- [SOURCE EXCERPT]:
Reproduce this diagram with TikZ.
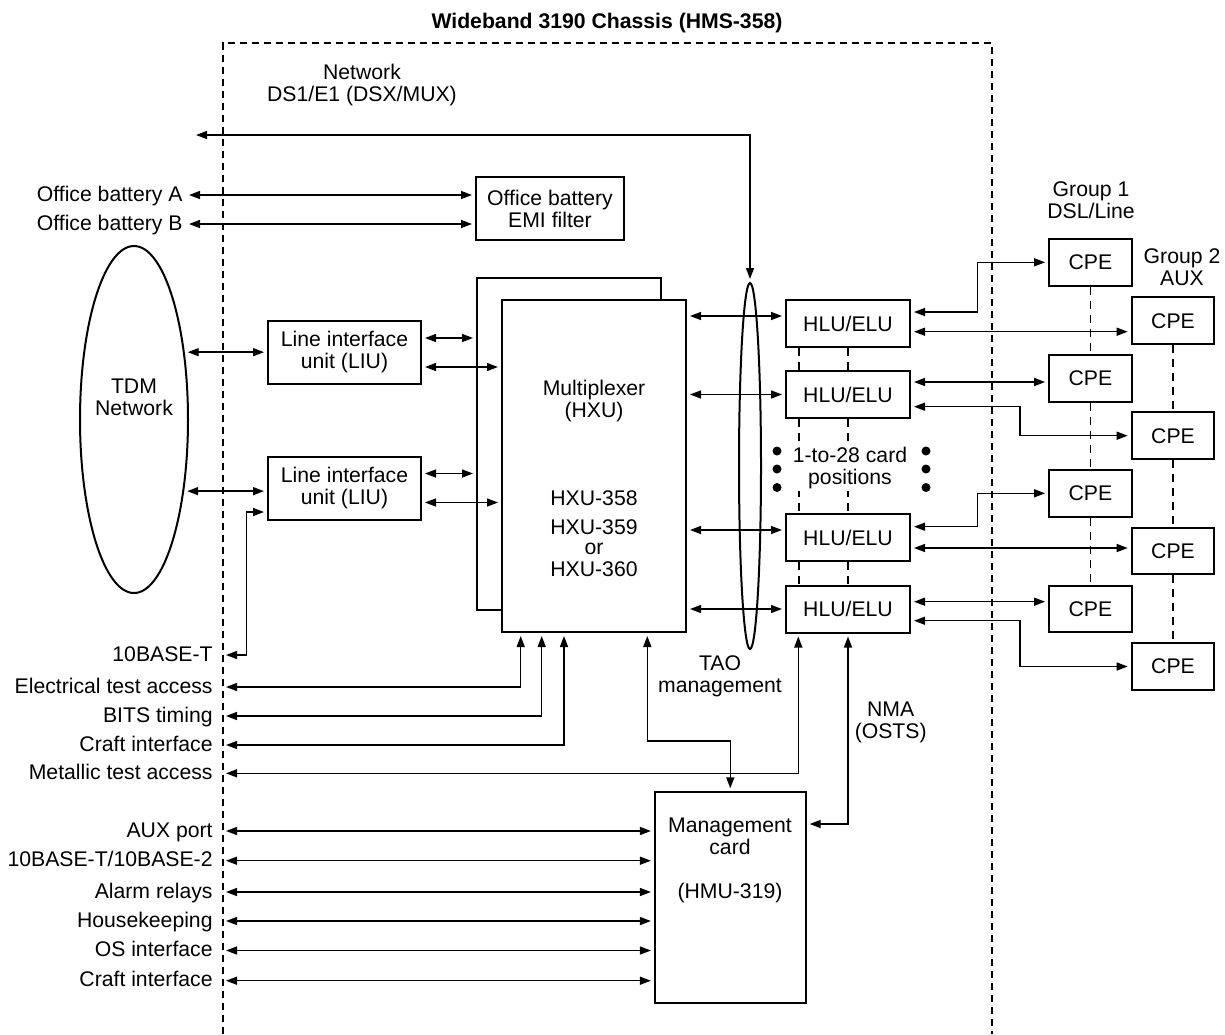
\documentclass[tikz,border=0pt]{standalone}
\usepackage{fontspec}
\setmainfont{Liberation Sans}
\usetikzlibrary{arrows.meta,shapes.geometric}

\begin{document}
\begin{tikzpicture}[
  x=0.5pt, y=-0.5pt,
  every node/.style={font=\fontsize{10.6}{11}\selectfont},
  box/.style    ={draw, line width=1pt, fill=white, align=center, inner sep=1pt},
  card/.style   ={box, minimum width=92pt, minimum height=166pt},
  liu/.style    ={box, minimum width=76.5pt, minimum height=31.5pt},
  hlu/.style    ={box, minimum width=62pt, minimum height=23.5pt},
  cpe/.style    ={box, minimum width=41.3pt, minimum height=23.3pt},
  oval/.style   ={draw, line width=1pt, ellipse, inner sep=0pt},
  port/.style   ={anchor=east, inner xsep=5pt, inner ysep=0pt,
                  text height=7.5pt, text depth=1.5pt},
  lbl/.style    ={align=center, inner sep=1pt},
  arr/.style    ={<->, line width=0.7pt, shorten <=1.5pt, shorten >=1.5pt},
  chassis/.style={dash pattern=on 3.7pt off 2.3pt, line width=0.6pt},
  slot/.style   ={dash pattern=on 4pt off 3pt, line width=0.6pt},
  >={Triangle[length=5.5pt,width=4pt]}
]
\useasboundingbox (0,0) rectangle (1225,1034);

%% ---- Chassis outline ----------------------------------------------
\draw[chassis] (223,1034) -- (223,43) -- (992,43) -- (992,1034);
\node[font=\fontsize{10.6}{11}\selectfont\bfseries] (title) at (607,23)
      {Wideband 3190 Chassis (HMS-358)};

%% ---- TDM side -----------------------------------------------------
\node[oval, minimum width=54pt, minimum height=173.5pt] (tdm) at (134,419.5) {};
\node[lbl] (tdmlbl) at (134,397) {TDM\\Network};
\node[liu] (liu1) at (344.5,352.5) {Line interface\\unit (LIU)};
\node[liu] (liu2) at (344.5,488)   {Line interface\\unit (LIU)};

%% ---- Battery filter -----------------------------------------------
\node[box, minimum width=74pt, minimum height=31.5pt] (emi) at (550,208.5)
      {Office battery\\EMI filter};
\node[port, inner xsep=1.5pt] (batA) at (186,195) {Office battery A};
\node[port, inner xsep=1.5pt] (batB) at (186,224) {Office battery B};

%% ---- Multiplexer cards --------------------------------------------
\node[card] (hxuback) at (569,444.3) {};
\node[card] (hxu)     at (594,466)   {};
\node[lbl] (hxuname)  at (594,401)   {Multiplexer\\(HXU)};
\node[lbl] (hxutypes) at (594,533.5)
      {HXU-358\\[3.5pt]HXU-359\\[-1pt]or\\HXU-360};

%% ---- Bundle and line cards ----------------------------------------
\node[oval, minimum width=11pt, minimum height=183pt] (bundle) at (750,466) {};
\node[lbl] (netlbl) at (362,85) {Network\\DS1/E1 (DSX/MUX)};
\node[hlu] (hlu1) at (848,323.5) {HLU/ELU};
\node[hlu] (hlu2) at (848,394.5) {HLU/ELU};
\node[hlu] (hlu3) at (848,537.5) {HLU/ELU};
\node[hlu] (hlu4) at (848,609)   {HLU/ELU};

%% ---- CPE groups ---------------------------------------------------
\node[lbl] (grp1) at (1091,200)   {Group 1\\DSL/Line};
\node[lbl] (grp2) at (1182,267.5) {Group 2\\AUX};
\node[cpe] (cpeA1) at (1090.4,262.3) {CPE};
\node[cpe] (cpeA2) at (1090.4,378.3) {CPE};
\node[cpe] (cpeA3) at (1090.4,493.3) {CPE};
\node[cpe] (cpeA4) at (1090.4,609)   {CPE};
\node[cpe] (cpeB1) at (1173,320.7) {CPE};
\node[cpe] (cpeB2) at (1173,435.7) {CPE};
\node[cpe] (cpeB3) at (1173,551)   {CPE};
\node[cpe] (cpeB4) at (1173,666.5) {CPE};

%% ---- Management card ----------------------------------------------
\node[box, minimum width=75.4pt, minimum height=105.5pt] (mgmt) at (730.3,897.8) {};
\node[lbl] (mgmtname) at (730,860.5) {Management\\card\\[11pt](HMU-319)};
\node[lbl] (tao) at (720,676)   {TAO\\management};
\node[lbl] (nma) at (890.7,722.5) {NMA\\(OSTS)};

%% ---- Office ports -------------------------------------------------
\node[port] (tenbt)  at (223,655)   {10BASE-T};
\node[port] (eta)    at (223,687)   {Electrical test access};
\node[port] (bits)   at (223,716)   {BITS timing};
\node[port] (craftA) at (223,745)   {Craft interface};
\node[port] (mta)    at (223,773.3) {Metallic test access};
\node[port] (aux)    at (223,831)   {AUX port};
\node[port] (tenb2)  at (223,860.7) {10BASE-T/10BASE-2};
\node[port] (alarm)  at (223,892)   {Alarm relays};
\node[port] (hkeep)  at (223,921)   {Housekeeping};
\node[port] (osif)   at (223,950.5) {OS interface};
\node[port] (craftB) at (223,980.7) {Craft interface};

%% ---- Connections: network, battery, LIU ---------------------------
\coordinate (netend) at (193,135);
\draw[arr] (netend) -| (bundle.north);
\draw[arr] (batA.east) -- (batA.east -| emi.west);
\draw[arr] (batB.east) -- (batB.east -| emi.west);
\draw[arr] (tdm.53)  -- (tdm.53 -| liu1.west);
\draw[arr] (tdm.-55) -- (tdm.-55 -| liu2.west);
\draw[arr] ([yshift=7.25pt]liu1.east)  -- ([yshift=7.25pt]liu1.east -| hxuback.west);
\draw[arr] ([yshift=-7.25pt]liu1.east) -- ([yshift=-7.25pt]liu1.east -| hxu.west);
\draw[arr] ([yshift=7.25pt]liu2.east)  -- ([yshift=7.25pt]liu2.east -| hxuback.west);
\draw[arr] ([yshift=-7.25pt]liu2.east) -- ([yshift=-7.25pt]liu2.east -| hxu.west);

%% ---- Connections: multiplexer to line cards -----------------------
\draw[arr] ([yshift=3.75pt]hlu1.west) -- ([yshift=3.75pt]hlu1.west -| hxu.east);
\draw[arr] (hlu2.west) -- (hlu2.west -| hxu.east);
\draw[arr] ([yshift=3.75pt]hlu3.west) -- ([yshift=3.75pt]hlu3.west -| hxu.east);
\draw[arr] (hlu4.west) -- (hlu4.west -| hxu.east);

% card slots between line cards
\draw[slot] ([xshift=-24.5pt]hlu1.south) -- ([xshift=-24.5pt]hlu2.north);
\draw[slot] ([xshift=-24.5pt]hlu2.south) -- ([xshift=-24.5pt]hlu3.north);
\draw[slot] ([xshift=-24.5pt]hlu3.south) -- ([xshift=-24.5pt]hlu4.north);
\draw[slot] (hlu1.south) -- (hlu2.north);
\draw[slot] (hlu2.south) -- (hlu3.north);
\draw[slot] (hlu3.south) -- (hlu4.north);
\node[lbl, fill=white] (slots) at (850,468) {1-to-28 card\\positions};
\fill (777,451) circle (2.25pt) (777,469) circle (2.25pt) (777,487.5) circle (2.25pt);
\fill (926,451) circle (2.25pt) (926,469) circle (2.25pt) (926,487.5) circle (2.25pt);

%% ---- Connections: line cards to CPE -------------------------------
\draw[arr] ([yshift=5.75pt]hlu1.east) -- ++(66.7,0) |- (cpeA1.west);
\draw[arr] ([yshift=-4.1pt]hlu1.east) -- ([yshift=-4.1pt]hlu1.east -| cpeB1.west);
\draw[arr] ([yshift=6.25pt]hlu2.east) -- ([yshift=6.25pt]hlu2.east -| cpeA2.west);
\draw[arr] ([yshift=-6.1pt]hlu2.east) -- ++(109,0) |- (cpeB2.west);
\draw[arr] ([yshift=5.4pt]hlu3.east) -- ++(66.7,0) |- (cpeA3.west);
\draw[arr] ([yshift=-5.25pt]hlu3.east) -- ([yshift=-5.25pt]hlu3.east -| cpeB3.west);
\draw[arr] ([yshift=3.65pt]hlu4.east) -- ([yshift=3.65pt]hlu4.east -| cpeA4.west);
\draw[arr] ([yshift=-5.85pt]hlu4.east) -- ++(109,0) |- (cpeB4.west);

% loop lines through each group
\draw[slot] (cpeA1.south) -- (cpeA2.north);
\draw[slot] (cpeA2.south) -- (cpeA3.north);
\draw[slot] (cpeA3.south) -- (cpeA4.north);
\draw[slot] (cpeB1.south) -- (cpeB2.north);
\draw[slot] (cpeB2.south) -- (cpeB3.north);
\draw[slot] (cpeB3.south) -- (cpeB4.north);

%% ---- Connections: office ports ------------------------------------
\draw[arr] (tenbt.east) -- ++(23.7,0) |- ([yshift=-12pt]liu2.west);
\draw[arr] (eta.east)    -| ([xshift=-36.65pt]hxu.south);
\draw[arr] (bits.east)   -| ([xshift=-26.15pt]hxu.south);
\draw[arr] (craftA.east) -| ([xshift=-15pt]hxu.south);
\draw[arr] (mta.east)    -| ([xshift=-24.85pt]hlu4.south);

%% ---- Connections: management --------------------------------------
\draw[arr] ([xshift=26.65pt]hxu.south) -- ++(0,108) -| (mgmt.north);
\draw[arr] ([yshift=36.9pt]mgmt.east) -| (hlu4.south);
\draw[arr] (aux.east)    -- (aux.east -| mgmt.west);
\draw[arr] (tenb2.east)  -- (tenb2.east -| mgmt.west);
\draw[arr] (alarm.east)  -- (alarm.east -| mgmt.west);
\draw[arr] (hkeep.east)  -- (hkeep.east -| mgmt.west);
\draw[arr] (osif.east)   -- (osif.east -| mgmt.west);
\draw[arr] (craftB.east) -- (craftB.east -| mgmt.west);

\end{tikzpicture}
\end{document}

- [OBJECTIVE]:
Starting with the first line of the data above and ending with the line containing "(liu2) at (344.5,488)", please restate every line exactly, leaving images out.

- [FINISHED EXERCISE]:
Reproduce this diagram with TikZ.
\documentclass[tikz,border=0pt]{standalone}
\usepackage{fontspec}
\setmainfont{Liberation Sans}
\usetikzlibrary{arrows.meta,shapes.geometric}

\begin{document}
\begin{tikzpicture}[
  x=0.5pt, y=-0.5pt,
  every node/.style={font=\fontsize{10.6}{11}\selectfont},
  box/.style    ={draw, line width=1pt, fill=white, align=center, inner sep=1pt},
  card/.style   ={box, minimum width=92pt, minimum height=166pt},
  liu/.style    ={box, minimum width=76.5pt, minimum height=31.5pt},
  hlu/.style    ={box, minimum width=62pt, minimum height=23.5pt},
  cpe/.style    ={box, minimum width=41.3pt, minimum height=23.3pt},
  oval/.style   ={draw, line width=1pt, ellipse, inner sep=0pt},
  port/.style   ={anchor=east, inner xsep=5pt, inner ysep=0pt,
                  text height=7.5pt, text depth=1.5pt},
  lbl/.style    ={align=center, inner sep=1pt},
  arr/.style    ={<->, line width=0.7pt, shorten <=1.5pt, shorten >=1.5pt},
  chassis/.style={dash pattern=on 3.7pt off 2.3pt, line width=0.6pt},
  slot/.style   ={dash pattern=on 4pt off 3pt, line width=0.6pt},
  >={Triangle[length=5.5pt,width=4pt]}
]
\useasboundingbox (0,0) rectangle (1225,1034);

%% ---- Chassis outline ----------------------------------------------
\draw[chassis] (223,1034) -- (223,43) -- (992,43) -- (992,1034);
\node[font=\fontsize{10.6}{11}\selectfont\bfseries] (title) at (607,23)
      {Wideband 3190 Chassis (HMS-358)};

%% ---- TDM side -----------------------------------------------------
\node[oval, minimum width=54pt, minimum height=173.5pt] (tdm) at (134,419.5) {};
\node[lbl] (tdmlbl) at (134,397) {TDM\\Network};
\node[liu] (liu1) at (344.5,352.5) {Line interface\\unit (LIU)};
\node[liu] (liu2) at (344.5,488)   {Line interface\\unit (LIU)};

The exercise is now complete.